Das „andere Davos“
SIE waren also auf dem Holzweg, die Mitglieder der vier Vereinigungen und internationalen Netzwerke von Bürgerinitiativen1 , die aus Anlaß des diesjährigen Davoser Weltwirtschaftsforums (vom 29. Januar bis 2. Februar)2 ein kleines Sandkorn in die gut geölte Maschinerie legten. Denn: „Anders als die Leute denken und im Gegensatz zu dem Eindruck, den die Veranstaltung manchmal vermittelt, ist sie keineswegs die jährliche Meßfeier zu Ehren des Gottes ,globaler Markt'. (...) Das Forum ist zuallererst ein Weiterbildungsseminar für Topmanager.“3
Heißt das, daß die Hunderte Journalisten in Davos einem akademischen Treffen beiwohnten, und daß Bill Gates, Jean-Marie Messier und Helmut Maucher in ihren eigenen Häusern nicht über die notwendigen Expertenkapazitäten verfügen, so daß sie alljährlich zur eigenen Weiterbildung die lange und kostspielige Reise nach Davos antreten müssen? Diese Bescheidenheit ehrt all jene, die sie real praktizieren. Doch es wäre des Guten gleich zweimal zuviel, wenn man auch noch ernst nehmen wollte, was Klaus Schwab und Claude Smadja, der Präsident und der Generaldirektor des Forums, als Zielsetzung ihrer Veranstaltung formuliert haben: „... der Globalisierung ein menschliches Gesicht geben.“4
In Davos sind auch dieses Jahr die Politiker vor den Herren der großen Multis und Finanzgesellschaften erschienen wie vor einer Prüfungskommission, die die Noten verteilt. Und die Frage, die sich die Herren Schwab und Smadja stellen sollten, wäre eigentlich die folgende: Ganz unabhängig davon, wer diese Prüfungskommission je legitimiert haben soll – hat sie denn wenigstens Kompetenz bewiesen? In den vergangenen Jahren vermochte sie kein einziges Mal ein Anzeichen einer aufkommenden Krise zu erkennen; sie hat in bodenloser Selbsttäuschung das Wunder der „aufstrebenden“ Wirtschaftsräume schöngeredet; sie hat Medikamente verschrieben, die, anstatt die Krankheit zu besiegen, die Patienten ums Leben brachten.

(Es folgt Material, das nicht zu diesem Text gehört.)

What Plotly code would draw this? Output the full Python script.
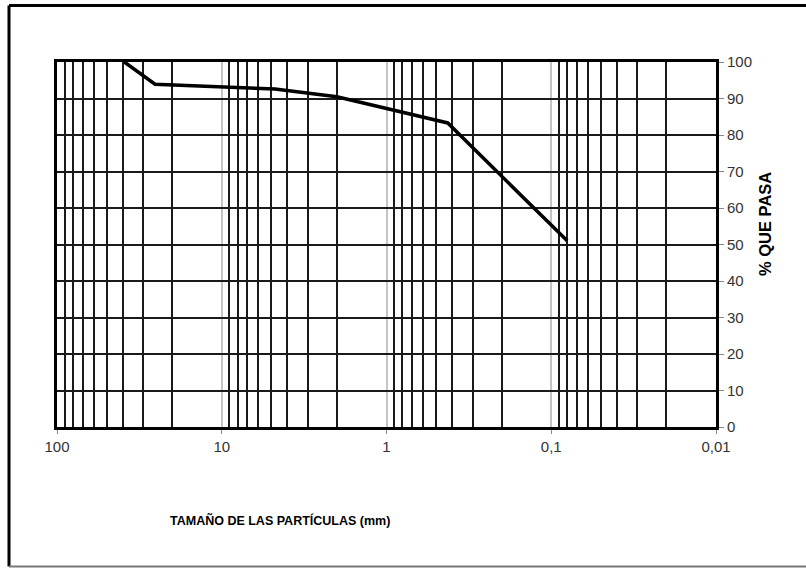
import plotly.graph_objects as go

# Data
size_mm = [39.0, 25.4, 4.75, 2.0, 0.425, 0.08]
pct_pass = [100.0, 93.9, 92.6, 90.5, 83.3, 51.0]

x_major = [100, 10, 1, 0.1, 0.01]
x_major_text = ["100", "10", "1", "0,1", "0,01"]
x_minor = [m * d for d in [0.01, 0.1, 1, 10] for m in range(2, 10)]
y_ticks = list(range(0, 101, 10))

W, H = 806, 568
L, R, T, B = 57, 90, 62, 141
pw, ph = W - L - R, H - T - B

def px(x):
    return (x - L) / pw

def py(y):
    return (H - B - y) / ph

fig = go.Figure()
fig.add_trace(go.Scatter(
    x=size_mm, y=pct_pass, mode="lines",
    line=dict(color="black", width=3.5),
    showlegend=False, cliponaxis=True,
))

font = dict(family="Liberation Sans, Arial, sans-serif", size=15, color="#333")
xt_font = dict(family="Liberation Sans, Arial, sans-serif", size=12.5, color="black")
yt_font = dict(family="Liberation Sans, Arial, sans-serif", size=16.5, color="black")

fig.update_layout(
    width=W, height=H,
    margin=dict(l=L, r=R, t=T, b=B),
    paper_bgcolor="white", plot_bgcolor="white",
    font=font,
    xaxis=dict(
        type="log", range=[2, -2],
        tickmode="array", tickvals=x_major, ticktext=x_major_text,
        showgrid=True, gridcolor="#c4c4c4", gridwidth=1.5,
        ticks="outside", ticklen=4, tickcolor="#888", tickwidth=1,
        showline=True, linecolor="black", linewidth=3, mirror=True,
        minor=dict(tickmode="array", tickvals=x_minor, showgrid=True,
                   gridcolor="#1a1a1a", gridwidth=2, ticks=""),
        zeroline=False, tickfont=font,
    ),
    yaxis=dict(
        side="right", range=[0, 100],
        tickmode="array", tickvals=y_ticks,
        showgrid=True, gridcolor="#1a1a1a", gridwidth=2,
        ticks="outside", ticklen=5, tickcolor="#888", tickwidth=1,
        showline=True, linecolor="black", linewidth=3, mirror=True,
        zeroline=False, tickfont=font,
    ),
    annotations=[
        dict(text="<b>% QUE PASA</b>", x=px(765), y=py(224), xref="paper", yref="paper",
             xanchor="center", yanchor="middle",
             textangle=-90, showarrow=False, font=yt_font),
        dict(text="<b>TAMAÑO DE LAS PARTÍCULAS (mm)</b>", x=px(280), y=py(520),
             xref="paper", yref="paper", xanchor="center", yanchor="middle",
             showarrow=False, font=xt_font),
    ],
    shapes=[
        dict(type="line", xref="paper", yref="paper", x0=px(9), x1=px(806), y0=py(5.5), y1=py(5.5),
             line=dict(color="black", width=3)),
        dict(type="line", xref="paper", yref="paper", x0=px(9), x1=px(9), y0=py(5.5), y1=py(566.5),
             line=dict(color="black", width=3)),
        dict(type="line", xref="paper", yref="paper", x0=px(9), x1=px(806), y0=py(566.5), y1=py(566.5),
             line=dict(color="#777", width=2)),
    ],
)

fig.write_html("out.html", config={"displayModeBar": False},
               post_script="document.body.style.margin='0';")
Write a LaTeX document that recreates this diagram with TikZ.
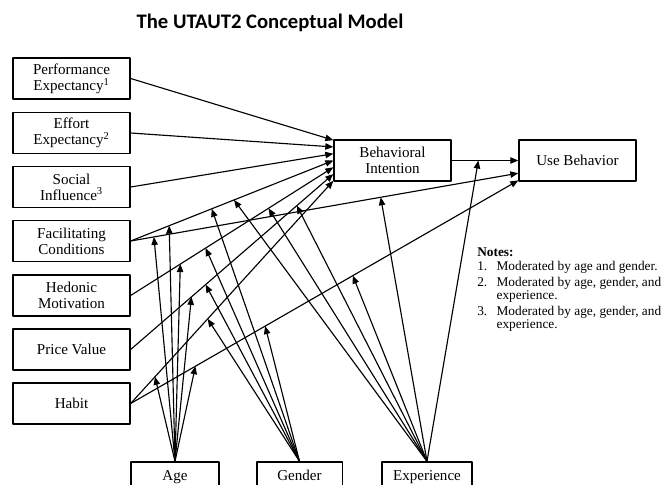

Am jüngsten Forum waren die Herren unfähig, eine seriöse Zustandsanalyse zu erstellen und vernunftgetragene Maßnahmen zu empfehlen; sie hatte weiter nichts zu bieten als das Herunterbeten jener nur zu bekannten Glaubenssätze des Ultraliberalismus, deren Verheerungen wir seit Beginn der achtziger Jahre verfolgen können.
In keiner wissenschaftlichen Institution würde eine solche Arbeit die Hürden der Promotion nehmen. Wäre es nicht an der Zeit, daß die Leiter dieses Forum auflösten und ein anderes installierten, eines, das sich vielleicht von den Kritiken des „anderen Davos“ inspirieren ließe?